▸ **WHAT YOU NEED TO DO**
Don't include pictures. Quote the lines below from the first through the line that contains "13.3, 13.85, 14.2];".

======== RECORDED DATA

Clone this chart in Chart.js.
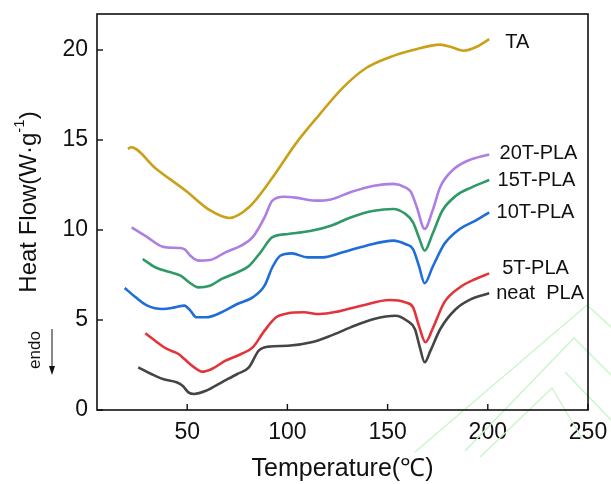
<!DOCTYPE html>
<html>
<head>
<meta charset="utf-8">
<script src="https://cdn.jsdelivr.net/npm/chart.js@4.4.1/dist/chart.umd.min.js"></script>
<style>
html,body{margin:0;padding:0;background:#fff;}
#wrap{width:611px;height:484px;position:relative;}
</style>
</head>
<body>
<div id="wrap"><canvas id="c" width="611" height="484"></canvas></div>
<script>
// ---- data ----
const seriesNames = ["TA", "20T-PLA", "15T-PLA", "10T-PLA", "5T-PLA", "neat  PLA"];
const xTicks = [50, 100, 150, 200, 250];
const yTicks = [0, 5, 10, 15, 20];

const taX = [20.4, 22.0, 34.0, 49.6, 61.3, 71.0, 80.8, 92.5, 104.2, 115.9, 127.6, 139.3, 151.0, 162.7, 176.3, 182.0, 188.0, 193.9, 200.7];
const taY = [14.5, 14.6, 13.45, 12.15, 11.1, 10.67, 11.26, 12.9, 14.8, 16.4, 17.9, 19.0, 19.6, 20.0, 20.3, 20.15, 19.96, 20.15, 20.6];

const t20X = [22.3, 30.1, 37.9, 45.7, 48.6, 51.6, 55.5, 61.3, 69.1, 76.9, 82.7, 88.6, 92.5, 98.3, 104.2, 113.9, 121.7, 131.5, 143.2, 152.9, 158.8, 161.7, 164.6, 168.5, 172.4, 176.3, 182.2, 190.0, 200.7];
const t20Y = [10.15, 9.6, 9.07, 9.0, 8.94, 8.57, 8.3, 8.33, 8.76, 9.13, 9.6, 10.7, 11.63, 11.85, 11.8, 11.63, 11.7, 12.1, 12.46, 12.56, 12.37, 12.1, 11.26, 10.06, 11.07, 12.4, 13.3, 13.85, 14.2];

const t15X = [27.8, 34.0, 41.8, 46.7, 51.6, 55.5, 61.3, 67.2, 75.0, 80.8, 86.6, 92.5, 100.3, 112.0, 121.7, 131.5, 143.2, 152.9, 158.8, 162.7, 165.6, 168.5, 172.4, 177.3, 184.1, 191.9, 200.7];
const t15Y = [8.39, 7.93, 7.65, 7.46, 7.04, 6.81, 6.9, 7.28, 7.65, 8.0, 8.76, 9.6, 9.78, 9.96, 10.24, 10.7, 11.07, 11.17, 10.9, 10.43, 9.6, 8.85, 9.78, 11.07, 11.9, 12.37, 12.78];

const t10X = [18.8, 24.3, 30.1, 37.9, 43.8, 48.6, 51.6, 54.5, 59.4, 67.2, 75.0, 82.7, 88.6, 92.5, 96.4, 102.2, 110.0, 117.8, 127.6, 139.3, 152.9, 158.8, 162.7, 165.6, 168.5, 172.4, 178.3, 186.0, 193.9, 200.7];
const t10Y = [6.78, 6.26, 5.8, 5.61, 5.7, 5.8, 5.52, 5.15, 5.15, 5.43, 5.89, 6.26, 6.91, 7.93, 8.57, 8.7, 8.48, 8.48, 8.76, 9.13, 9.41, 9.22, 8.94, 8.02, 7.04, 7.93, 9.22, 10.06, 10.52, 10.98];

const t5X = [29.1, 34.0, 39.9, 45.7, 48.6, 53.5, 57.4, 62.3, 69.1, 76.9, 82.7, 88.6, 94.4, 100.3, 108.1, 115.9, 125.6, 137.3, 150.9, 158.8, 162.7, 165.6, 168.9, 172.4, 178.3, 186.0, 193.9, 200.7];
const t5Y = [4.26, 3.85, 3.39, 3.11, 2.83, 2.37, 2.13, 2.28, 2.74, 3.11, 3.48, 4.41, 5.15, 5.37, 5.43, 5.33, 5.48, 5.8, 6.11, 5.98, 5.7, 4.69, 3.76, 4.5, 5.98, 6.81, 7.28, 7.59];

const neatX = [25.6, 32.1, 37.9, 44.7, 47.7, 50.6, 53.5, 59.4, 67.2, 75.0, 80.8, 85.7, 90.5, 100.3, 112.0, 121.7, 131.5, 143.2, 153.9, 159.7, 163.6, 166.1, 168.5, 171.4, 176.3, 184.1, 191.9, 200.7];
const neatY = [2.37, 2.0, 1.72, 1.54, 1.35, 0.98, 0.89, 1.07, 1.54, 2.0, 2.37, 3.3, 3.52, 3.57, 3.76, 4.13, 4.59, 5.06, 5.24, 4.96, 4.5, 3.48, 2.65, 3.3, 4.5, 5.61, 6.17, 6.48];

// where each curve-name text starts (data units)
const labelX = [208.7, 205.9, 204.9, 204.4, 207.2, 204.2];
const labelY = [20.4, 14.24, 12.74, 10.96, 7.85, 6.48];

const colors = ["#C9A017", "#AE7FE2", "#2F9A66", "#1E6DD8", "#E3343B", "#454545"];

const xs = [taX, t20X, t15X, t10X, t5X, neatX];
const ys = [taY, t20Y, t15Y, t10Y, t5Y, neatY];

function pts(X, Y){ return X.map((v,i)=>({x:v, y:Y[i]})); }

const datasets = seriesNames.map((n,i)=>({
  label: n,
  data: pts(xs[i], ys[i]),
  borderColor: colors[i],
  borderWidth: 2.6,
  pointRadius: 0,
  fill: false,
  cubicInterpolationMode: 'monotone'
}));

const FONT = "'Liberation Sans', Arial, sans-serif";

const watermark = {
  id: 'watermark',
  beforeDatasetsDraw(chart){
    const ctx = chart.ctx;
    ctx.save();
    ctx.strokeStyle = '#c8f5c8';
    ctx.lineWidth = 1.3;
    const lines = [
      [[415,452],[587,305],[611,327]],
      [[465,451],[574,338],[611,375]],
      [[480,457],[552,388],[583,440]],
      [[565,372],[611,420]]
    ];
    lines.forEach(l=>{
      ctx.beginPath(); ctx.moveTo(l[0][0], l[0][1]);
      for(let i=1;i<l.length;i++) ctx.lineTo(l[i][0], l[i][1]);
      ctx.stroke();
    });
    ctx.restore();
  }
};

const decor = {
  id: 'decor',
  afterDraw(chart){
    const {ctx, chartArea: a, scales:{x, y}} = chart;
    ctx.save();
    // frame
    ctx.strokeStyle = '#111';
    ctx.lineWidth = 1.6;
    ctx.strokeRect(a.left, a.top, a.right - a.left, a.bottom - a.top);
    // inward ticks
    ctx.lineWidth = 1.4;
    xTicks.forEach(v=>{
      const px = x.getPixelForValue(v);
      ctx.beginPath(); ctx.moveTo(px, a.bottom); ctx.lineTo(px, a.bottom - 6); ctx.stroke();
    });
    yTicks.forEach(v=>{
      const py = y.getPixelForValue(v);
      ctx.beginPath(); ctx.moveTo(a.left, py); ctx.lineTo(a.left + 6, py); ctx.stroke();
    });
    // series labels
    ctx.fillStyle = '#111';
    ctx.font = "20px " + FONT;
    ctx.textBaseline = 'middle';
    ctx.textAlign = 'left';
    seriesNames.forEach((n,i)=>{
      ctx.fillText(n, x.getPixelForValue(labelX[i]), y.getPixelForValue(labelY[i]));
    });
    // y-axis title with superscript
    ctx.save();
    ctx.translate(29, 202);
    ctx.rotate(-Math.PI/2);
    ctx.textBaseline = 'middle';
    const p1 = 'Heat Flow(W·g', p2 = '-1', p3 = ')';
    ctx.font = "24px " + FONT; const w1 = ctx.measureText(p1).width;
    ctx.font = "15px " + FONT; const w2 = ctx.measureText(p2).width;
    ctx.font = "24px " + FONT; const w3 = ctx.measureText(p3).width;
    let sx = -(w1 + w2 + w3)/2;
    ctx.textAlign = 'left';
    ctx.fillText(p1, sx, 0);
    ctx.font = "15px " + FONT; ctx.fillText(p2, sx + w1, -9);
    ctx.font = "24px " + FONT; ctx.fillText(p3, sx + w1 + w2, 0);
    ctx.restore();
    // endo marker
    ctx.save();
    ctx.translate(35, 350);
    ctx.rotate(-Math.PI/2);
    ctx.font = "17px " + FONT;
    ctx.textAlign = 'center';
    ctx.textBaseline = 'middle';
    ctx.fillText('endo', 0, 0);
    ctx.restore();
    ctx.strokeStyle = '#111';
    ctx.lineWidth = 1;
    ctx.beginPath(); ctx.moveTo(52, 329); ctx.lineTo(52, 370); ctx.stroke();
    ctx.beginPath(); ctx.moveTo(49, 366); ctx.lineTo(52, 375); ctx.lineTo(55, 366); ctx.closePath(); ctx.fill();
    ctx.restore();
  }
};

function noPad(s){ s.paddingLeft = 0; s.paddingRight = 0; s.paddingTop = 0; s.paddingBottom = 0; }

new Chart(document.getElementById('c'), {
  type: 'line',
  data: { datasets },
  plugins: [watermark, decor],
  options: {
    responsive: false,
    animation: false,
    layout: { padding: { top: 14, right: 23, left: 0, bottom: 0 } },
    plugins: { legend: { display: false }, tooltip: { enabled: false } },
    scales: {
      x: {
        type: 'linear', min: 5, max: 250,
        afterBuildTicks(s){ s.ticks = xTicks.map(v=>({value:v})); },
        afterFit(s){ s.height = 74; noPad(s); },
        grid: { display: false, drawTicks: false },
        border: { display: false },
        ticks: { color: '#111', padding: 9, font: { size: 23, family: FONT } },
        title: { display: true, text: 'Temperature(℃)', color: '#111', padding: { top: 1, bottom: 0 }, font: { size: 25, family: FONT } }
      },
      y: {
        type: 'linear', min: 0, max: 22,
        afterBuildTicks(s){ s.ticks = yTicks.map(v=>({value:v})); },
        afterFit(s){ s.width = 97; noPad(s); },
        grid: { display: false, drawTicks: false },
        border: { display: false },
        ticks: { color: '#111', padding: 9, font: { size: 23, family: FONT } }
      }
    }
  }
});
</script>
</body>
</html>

================

▸ **EXERCISE ANSWER**
Clone this chart in Chart.js.
<!DOCTYPE html>
<html>
<head>
<meta charset="utf-8">
<script src="https://cdn.jsdelivr.net/npm/chart.js@4.4.1/dist/chart.umd.min.js"></script>
<style>
html,body{margin:0;padding:0;background:#fff;}
#wrap{width:611px;height:484px;position:relative;}
</style>
</head>
<body>
<div id="wrap"><canvas id="c" width="611" height="484"></canvas></div>
<script>
// ---- data ----
const seriesNames = ["TA", "20T-PLA", "15T-PLA", "10T-PLA", "5T-PLA", "neat  PLA"];
const xTicks = [50, 100, 150, 200, 250];
const yTicks = [0, 5, 10, 15, 20];

const taX = [20.4, 22.0, 34.0, 49.6, 61.3, 71.0, 80.8, 92.5, 104.2, 115.9, 127.6, 139.3, 151.0, 162.7, 176.3, 182.0, 188.0, 193.9, 200.7];
const taY = [14.5, 14.6, 13.45, 12.15, 11.1, 10.67, 11.26, 12.9, 14.8, 16.4, 17.9, 19.0, 19.6, 20.0, 20.3, 20.15, 19.96, 20.15, 20.6];

const t20X = [22.3, 30.1, 37.9, 45.7, 48.6, 51.6, 55.5, 61.3, 69.1, 76.9, 82.7, 88.6, 92.5, 98.3, 104.2, 113.9, 121.7, 131.5, 143.2, 152.9, 158.8, 161.7, 164.6, 168.5, 172.4, 176.3, 182.2, 190.0, 200.7];
const t20Y = [10.15, 9.6, 9.07, 9.0, 8.94, 8.57, 8.3, 8.33, 8.76, 9.13, 9.6, 10.7, 11.63, 11.85, 11.8, 11.63, 11.7, 12.1, 12.46, 12.56, 12.37, 12.1, 11.26, 10.06, 11.07, 12.4, 13.3, 13.85, 14.2];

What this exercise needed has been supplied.